#### Aim:
Exactly retype the lines from the top of the data through the line containing "tests.forEach((t, i) =>", leaving out every picture.

#### Dataset excerpt:

* * * * * * *

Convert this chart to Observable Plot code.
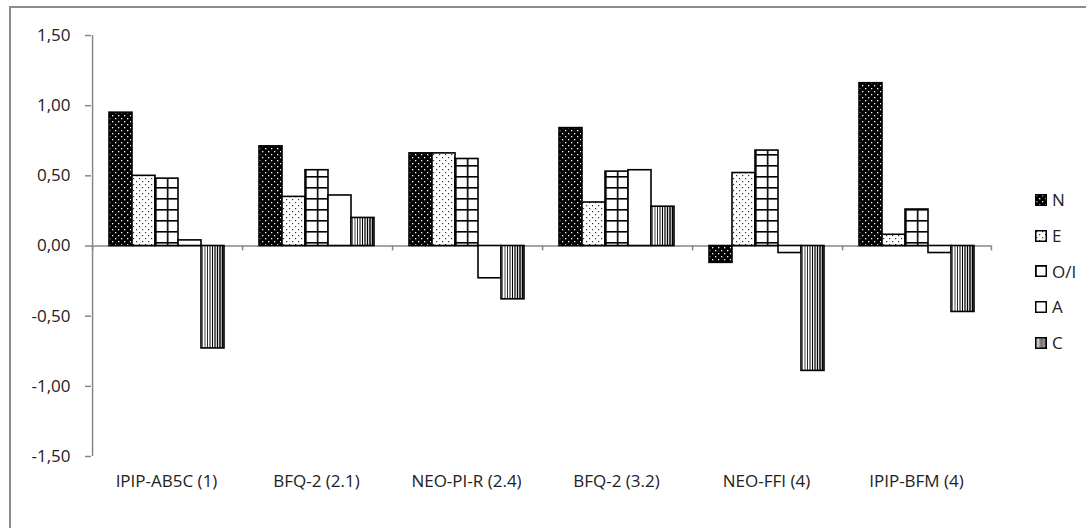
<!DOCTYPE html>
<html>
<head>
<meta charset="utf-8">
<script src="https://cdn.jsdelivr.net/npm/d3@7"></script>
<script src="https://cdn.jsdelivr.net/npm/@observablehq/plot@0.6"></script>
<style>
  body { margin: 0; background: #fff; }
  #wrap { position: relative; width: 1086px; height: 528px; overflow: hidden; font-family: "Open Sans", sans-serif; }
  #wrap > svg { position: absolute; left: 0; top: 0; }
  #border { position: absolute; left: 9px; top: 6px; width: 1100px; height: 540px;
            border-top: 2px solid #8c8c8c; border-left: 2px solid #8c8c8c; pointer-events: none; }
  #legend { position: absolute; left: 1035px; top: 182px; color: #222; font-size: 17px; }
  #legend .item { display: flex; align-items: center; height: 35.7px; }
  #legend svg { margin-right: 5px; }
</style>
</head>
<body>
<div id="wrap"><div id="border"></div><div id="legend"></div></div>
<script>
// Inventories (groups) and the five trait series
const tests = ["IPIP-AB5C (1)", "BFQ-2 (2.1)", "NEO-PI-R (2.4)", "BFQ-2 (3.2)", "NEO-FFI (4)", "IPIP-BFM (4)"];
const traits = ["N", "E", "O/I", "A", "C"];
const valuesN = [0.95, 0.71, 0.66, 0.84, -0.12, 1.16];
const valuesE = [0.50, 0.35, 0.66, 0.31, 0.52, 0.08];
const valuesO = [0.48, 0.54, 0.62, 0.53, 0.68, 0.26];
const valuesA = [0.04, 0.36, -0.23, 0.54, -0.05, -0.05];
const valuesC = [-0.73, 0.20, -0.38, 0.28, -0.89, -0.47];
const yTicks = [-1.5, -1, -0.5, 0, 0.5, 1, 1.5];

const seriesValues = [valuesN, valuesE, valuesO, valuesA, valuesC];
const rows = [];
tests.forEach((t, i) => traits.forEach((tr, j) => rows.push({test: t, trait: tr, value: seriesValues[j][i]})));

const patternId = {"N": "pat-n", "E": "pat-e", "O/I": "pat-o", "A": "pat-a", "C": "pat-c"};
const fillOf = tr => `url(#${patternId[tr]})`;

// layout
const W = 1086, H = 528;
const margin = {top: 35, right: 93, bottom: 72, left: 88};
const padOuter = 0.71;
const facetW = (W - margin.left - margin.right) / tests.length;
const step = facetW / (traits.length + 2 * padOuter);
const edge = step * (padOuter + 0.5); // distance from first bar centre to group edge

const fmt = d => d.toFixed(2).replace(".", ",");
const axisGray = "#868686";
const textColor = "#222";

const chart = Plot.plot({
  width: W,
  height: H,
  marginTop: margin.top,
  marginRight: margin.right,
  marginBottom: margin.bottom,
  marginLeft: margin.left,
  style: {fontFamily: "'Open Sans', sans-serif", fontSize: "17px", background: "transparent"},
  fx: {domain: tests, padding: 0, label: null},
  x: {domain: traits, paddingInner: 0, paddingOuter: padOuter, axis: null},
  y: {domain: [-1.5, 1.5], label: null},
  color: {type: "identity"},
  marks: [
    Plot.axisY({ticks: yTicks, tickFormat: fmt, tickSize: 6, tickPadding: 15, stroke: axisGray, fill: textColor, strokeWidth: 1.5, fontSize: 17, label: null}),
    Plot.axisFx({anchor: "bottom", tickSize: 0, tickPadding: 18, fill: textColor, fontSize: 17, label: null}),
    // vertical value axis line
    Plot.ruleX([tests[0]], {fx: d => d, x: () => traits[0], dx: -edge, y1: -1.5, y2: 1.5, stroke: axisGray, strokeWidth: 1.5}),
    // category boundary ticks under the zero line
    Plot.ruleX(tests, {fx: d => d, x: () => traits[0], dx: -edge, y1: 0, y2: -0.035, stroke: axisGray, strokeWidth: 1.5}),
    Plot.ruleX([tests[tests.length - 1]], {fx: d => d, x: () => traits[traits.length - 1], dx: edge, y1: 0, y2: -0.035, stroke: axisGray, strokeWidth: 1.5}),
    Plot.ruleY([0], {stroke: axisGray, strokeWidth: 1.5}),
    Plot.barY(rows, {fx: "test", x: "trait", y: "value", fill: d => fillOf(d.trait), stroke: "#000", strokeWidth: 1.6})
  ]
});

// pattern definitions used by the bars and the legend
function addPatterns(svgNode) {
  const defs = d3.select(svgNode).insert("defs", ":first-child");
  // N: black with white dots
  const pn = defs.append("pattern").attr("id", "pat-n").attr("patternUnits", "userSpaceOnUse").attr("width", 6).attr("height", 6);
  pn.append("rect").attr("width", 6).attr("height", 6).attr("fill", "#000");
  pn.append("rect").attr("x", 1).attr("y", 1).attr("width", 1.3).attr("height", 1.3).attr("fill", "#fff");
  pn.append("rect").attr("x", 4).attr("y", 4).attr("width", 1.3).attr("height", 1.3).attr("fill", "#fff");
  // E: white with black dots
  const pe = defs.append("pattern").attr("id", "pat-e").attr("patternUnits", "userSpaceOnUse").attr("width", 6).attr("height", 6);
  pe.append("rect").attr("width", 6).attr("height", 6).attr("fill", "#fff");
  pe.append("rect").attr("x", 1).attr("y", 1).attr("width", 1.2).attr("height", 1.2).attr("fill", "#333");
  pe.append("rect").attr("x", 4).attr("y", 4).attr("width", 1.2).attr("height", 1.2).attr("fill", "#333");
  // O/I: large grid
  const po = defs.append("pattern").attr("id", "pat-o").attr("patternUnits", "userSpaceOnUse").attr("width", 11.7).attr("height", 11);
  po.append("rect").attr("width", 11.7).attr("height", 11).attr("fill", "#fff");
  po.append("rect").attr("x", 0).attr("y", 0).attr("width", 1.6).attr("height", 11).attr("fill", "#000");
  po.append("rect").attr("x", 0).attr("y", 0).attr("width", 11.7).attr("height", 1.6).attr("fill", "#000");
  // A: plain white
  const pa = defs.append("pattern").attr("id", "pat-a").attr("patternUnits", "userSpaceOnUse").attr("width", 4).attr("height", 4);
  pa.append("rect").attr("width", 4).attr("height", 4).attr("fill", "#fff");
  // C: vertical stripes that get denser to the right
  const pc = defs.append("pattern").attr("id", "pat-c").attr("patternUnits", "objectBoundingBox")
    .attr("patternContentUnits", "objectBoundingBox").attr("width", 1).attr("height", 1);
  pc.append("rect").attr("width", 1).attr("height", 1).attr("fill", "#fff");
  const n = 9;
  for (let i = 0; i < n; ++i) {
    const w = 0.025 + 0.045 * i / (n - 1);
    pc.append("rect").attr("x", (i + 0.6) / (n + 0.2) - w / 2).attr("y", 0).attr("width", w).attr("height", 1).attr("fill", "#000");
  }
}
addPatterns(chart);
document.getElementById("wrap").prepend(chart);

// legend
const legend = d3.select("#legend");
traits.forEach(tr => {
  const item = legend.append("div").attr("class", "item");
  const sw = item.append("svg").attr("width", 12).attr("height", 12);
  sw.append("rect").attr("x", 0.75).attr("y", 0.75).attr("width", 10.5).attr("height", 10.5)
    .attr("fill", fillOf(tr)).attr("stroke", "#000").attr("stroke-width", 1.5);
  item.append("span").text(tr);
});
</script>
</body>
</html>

* * * * * * *

#### Solution for this exercise:
Convert this chart to Observable Plot code.
<!DOCTYPE html>
<html>
<head>
<meta charset="utf-8">
<script src="https://cdn.jsdelivr.net/npm/d3@7"></script>
<script src="https://cdn.jsdelivr.net/npm/@observablehq/plot@0.6"></script>
<style>
  body { margin: 0; background: #fff; }
  #wrap { position: relative; width: 1086px; height: 528px; overflow: hidden; font-family: "Open Sans", sans-serif; }
  #wrap > svg { position: absolute; left: 0; top: 0; }
  #border { position: absolute; left: 9px; top: 6px; width: 1100px; height: 540px;
            border-top: 2px solid #8c8c8c; border-left: 2px solid #8c8c8c; pointer-events: none; }
  #legend { position: absolute; left: 1035px; top: 182px; color: #222; font-size: 17px; }
  #legend .item { display: flex; align-items: center; height: 35.7px; }
  #legend svg { margin-right: 5px; }
</style>
</head>
<body>
<div id="wrap"><div id="border"></div><div id="legend"></div></div>
<script>
// Inventories (groups) and the five trait series
const tests = ["IPIP-AB5C (1)", "BFQ-2 (2.1)", "NEO-PI-R (2.4)", "BFQ-2 (3.2)", "NEO-FFI (4)", "IPIP-BFM (4)"];
const traits = ["N", "E", "O/I", "A", "C"];
const valuesN = [0.95, 0.71, 0.66, 0.84, -0.12, 1.16];
const valuesE = [0.50, 0.35, 0.66, 0.31, 0.52, 0.08];
const valuesO = [0.48, 0.54, 0.62, 0.53, 0.68, 0.26];
const valuesA = [0.04, 0.36, -0.23, 0.54, -0.05, -0.05];
const valuesC = [-0.73, 0.20, -0.38, 0.28, -0.89, -0.47];
const yTicks = [-1.5, -1, -0.5, 0, 0.5, 1, 1.5];

const seriesValues = [valuesN, valuesE, valuesO, valuesA, valuesC];
const rows = [];
tests.forEach((t, i) => traits.forEach((tr, j) => rows.push({test: t, trait: tr, value: seriesValues[j][i]})));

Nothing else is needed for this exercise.